Is It Safe to Take Antidepressants While Pregnant?
Birth| | By Nick Nunez
When actress Amanda Seyfried was pregnant, she discussed a major health decision that is often ignored for one reason or another during pregnancy. On Dr. Berlin’s Informed Pregnancy podcast, Seyfried stated, “I didn’t get off my antidepressant. It’s really for anti-anxiety for me. I’ve been taking Lexapro for years and years and years, and I didn’t get off of it. I was on an extremely low dose.” While the stigma surrounding postpartum depression is diminishing in society, opening a healthy dialogue about post-pregnancy mental health, there isn’t much discussion about what to do when you’re being treated for mental illnesses before pregnancy. Many women may be hesitant to continue their course of treatment during pregnancy, as there may be side effects that could affect their child. So how exactly do common depression medications affect pregnant women? In 2015, the Centers for Disease Control and Prevention took a look at potential birth defects from selective serotonin reuptake inhibitors (SSRIs). These are some of the most common medications prescribed to those suffering from depression. The CDC found that birth defects such as brain and skull deformities and heart conditions were two to three times more likely with certain SSRIs. But don’t let that figure scare you off — the actual risk is much smaller than it sounds. For instance, a child’s chance of being born with a heart defect is roughly 10 in 10,000, or 0.1%. The CDC says that the common antidepressant Paxil can increase that chance to 24 per 10,000, or 0.24%. The actual risk that a woman on antidepressants will give birth to a child with a birth defect remains under 1%.

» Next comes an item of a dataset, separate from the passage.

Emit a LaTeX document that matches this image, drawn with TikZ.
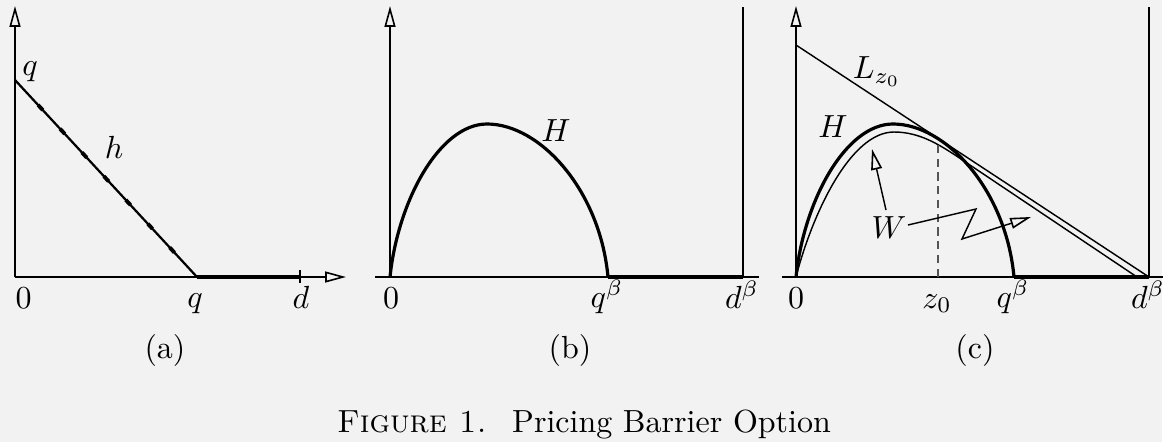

“The relative risk is not zero, but it is low,” said Dr. James J. Galligan in an interview with SELF. One study has shown that there may be an increased risk of autism in a child whose mother takes antidepressants, but other studies have found no link. In a recent study, 4% of children exposed to antidepressants were diagnosed with autism — only one percentage point higher than children who were not. The CDC identified two drugs with links to birth defects — fluoxetine (Prozac) and paroxetine (Paxil). However, when it came to the popular drug sertraline (Zoloft), there were no links found to increased risk of birth defects. When it comes down to it, the decision lies with an expecting mother and her doctor. But it’s important that mothers don’t sacrifice their health during pregnancy. After all, as Amanda Seyfried said in her interview, “A healthy parent is a healthy kid.”